We started in the stunning little town of Rathdrum which is perched high on a hill in the middle of the Wicklow countryside. For a small village, it has a bustling atmosphere and some pretty cafes to stop in for a well needed morning cuppa before we got going. We walked the jubilee loop, taking some detours along the way when our senses guided us deeper into the woodlands.
On this quiet trail you pass through a meadow of ferns and dandelions that greet you as the first foraging stop along the way. We carefully plucked a few dandelion heads and red clovers before heading deeper into the Irish jungle. Before entering the crowded forest we found that there were several Elderflower trees leading us towards the woods. Yes, we had a picking good time. It would be rude not too.
The weather was good to us as the sun was out but the previous three days had been damp and rainy. I just knew that we would stumble upon some fungi. Once we found out first patch of field mushrooms we saw them jotting up from the wet earth everywhere we looked. We were after the much prized chanterelles but it was much too early in the year.
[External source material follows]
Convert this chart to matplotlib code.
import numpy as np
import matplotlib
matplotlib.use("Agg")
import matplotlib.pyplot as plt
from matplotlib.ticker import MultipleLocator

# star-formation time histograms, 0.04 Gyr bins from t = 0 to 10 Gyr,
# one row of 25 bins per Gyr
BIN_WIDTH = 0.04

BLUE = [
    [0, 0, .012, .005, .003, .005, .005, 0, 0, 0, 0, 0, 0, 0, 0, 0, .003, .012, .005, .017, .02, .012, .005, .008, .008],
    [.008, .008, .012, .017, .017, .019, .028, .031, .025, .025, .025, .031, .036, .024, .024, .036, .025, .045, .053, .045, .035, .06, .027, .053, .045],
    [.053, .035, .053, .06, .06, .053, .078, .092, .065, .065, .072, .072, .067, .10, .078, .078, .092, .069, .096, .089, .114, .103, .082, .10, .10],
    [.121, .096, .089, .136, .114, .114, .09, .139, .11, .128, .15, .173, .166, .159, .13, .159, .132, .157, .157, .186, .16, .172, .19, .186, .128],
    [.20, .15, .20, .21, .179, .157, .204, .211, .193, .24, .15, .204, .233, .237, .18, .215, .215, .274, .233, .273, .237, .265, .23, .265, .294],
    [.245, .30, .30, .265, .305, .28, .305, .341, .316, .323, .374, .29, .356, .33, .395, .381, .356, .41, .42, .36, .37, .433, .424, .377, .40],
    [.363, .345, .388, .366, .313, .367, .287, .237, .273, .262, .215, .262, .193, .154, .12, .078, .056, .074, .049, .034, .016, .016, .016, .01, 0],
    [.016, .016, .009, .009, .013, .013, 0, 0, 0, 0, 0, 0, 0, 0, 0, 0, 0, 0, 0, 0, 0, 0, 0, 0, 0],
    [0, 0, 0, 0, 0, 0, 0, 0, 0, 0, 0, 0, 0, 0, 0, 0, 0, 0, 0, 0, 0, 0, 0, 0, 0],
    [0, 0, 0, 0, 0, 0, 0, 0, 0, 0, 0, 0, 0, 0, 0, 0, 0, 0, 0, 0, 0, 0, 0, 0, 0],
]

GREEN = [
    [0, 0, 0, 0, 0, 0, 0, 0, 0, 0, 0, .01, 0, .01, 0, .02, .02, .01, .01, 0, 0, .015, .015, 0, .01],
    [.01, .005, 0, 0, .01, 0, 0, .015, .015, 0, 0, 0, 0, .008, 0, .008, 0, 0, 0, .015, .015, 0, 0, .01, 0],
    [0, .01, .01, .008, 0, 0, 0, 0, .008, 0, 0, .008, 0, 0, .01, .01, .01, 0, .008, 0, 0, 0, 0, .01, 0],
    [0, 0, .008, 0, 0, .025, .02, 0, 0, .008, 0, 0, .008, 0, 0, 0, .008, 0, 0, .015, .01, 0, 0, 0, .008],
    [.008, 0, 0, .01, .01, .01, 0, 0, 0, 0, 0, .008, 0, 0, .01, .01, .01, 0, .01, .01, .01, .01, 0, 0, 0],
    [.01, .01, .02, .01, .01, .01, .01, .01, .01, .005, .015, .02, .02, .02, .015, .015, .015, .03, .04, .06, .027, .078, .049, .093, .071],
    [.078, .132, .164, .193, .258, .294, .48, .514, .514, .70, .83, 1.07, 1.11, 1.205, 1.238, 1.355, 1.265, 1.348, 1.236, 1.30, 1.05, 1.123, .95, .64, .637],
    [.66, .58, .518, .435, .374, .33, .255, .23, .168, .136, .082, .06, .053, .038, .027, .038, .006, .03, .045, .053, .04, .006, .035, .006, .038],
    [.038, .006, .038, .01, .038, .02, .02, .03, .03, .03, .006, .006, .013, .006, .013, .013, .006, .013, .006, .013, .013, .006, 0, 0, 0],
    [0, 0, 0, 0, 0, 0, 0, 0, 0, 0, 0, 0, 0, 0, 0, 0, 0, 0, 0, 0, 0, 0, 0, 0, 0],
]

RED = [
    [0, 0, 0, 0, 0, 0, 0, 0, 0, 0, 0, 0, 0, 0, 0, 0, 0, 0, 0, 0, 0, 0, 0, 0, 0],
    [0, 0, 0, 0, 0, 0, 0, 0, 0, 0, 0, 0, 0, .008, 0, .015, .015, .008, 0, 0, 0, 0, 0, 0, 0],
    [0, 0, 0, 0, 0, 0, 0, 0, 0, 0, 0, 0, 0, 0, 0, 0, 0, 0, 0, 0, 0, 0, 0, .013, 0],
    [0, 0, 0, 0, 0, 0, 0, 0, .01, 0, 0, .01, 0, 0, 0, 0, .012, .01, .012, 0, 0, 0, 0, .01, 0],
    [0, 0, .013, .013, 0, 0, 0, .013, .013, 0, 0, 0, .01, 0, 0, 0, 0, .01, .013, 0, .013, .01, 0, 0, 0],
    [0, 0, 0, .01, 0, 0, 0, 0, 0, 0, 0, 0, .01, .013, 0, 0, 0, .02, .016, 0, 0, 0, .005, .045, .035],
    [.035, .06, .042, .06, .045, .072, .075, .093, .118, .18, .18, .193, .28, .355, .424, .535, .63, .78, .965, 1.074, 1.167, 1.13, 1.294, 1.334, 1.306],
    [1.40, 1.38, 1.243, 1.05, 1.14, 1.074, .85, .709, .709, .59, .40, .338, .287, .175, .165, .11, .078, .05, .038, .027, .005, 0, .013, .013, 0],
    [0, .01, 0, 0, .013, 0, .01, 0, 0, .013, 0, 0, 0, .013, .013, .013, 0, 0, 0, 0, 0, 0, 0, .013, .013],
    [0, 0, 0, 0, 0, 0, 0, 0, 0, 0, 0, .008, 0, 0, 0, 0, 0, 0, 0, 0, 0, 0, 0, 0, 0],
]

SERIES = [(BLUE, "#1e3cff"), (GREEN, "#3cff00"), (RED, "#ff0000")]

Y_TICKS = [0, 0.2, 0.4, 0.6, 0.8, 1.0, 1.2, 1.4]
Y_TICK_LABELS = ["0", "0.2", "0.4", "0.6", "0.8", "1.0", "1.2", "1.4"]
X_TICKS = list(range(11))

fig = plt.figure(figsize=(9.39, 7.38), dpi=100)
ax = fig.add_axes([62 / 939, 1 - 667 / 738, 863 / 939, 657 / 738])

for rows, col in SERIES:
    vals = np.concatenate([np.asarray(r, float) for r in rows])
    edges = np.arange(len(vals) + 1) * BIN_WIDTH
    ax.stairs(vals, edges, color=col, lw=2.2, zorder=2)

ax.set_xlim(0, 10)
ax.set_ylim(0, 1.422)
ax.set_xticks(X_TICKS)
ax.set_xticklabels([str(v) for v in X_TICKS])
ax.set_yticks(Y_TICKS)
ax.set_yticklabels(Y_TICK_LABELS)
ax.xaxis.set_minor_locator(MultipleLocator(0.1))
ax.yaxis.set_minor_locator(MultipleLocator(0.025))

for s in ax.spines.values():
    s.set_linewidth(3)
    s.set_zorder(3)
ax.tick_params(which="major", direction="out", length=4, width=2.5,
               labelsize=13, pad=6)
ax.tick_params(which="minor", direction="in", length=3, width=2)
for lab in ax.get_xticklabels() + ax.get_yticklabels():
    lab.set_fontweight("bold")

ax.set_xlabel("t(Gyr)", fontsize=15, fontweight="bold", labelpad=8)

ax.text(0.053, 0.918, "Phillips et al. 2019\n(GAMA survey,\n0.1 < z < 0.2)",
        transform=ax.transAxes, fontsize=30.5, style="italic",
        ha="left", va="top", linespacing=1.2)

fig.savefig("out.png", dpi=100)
However we did manage to get up close and personal with many different varieties of mushrooms. Luckily we had our guidebook with us so we could check up on the species as we came across them. It is a well known rule of foraging that you should never pick what you cannot identify. Here are some of the shrooms we encountered along the way:
Mushrooms included: the Butter Waxcap/Hygrocybe ceracea, the Star Pinkgill/Entoloma conferendum, the False Chanterelle and the Phallus Impudicus.
Towards the end of our trip we looked up and found a tree bursting with heads of honeysuckle. The smell is sweet and delicious. This would later be boiled into a syrup.
Although our trip was a fun adventure we are looking forward to our next trip when we have studied the mushroom varieties and maybe bring a mushroom foraging guide to help us along the way.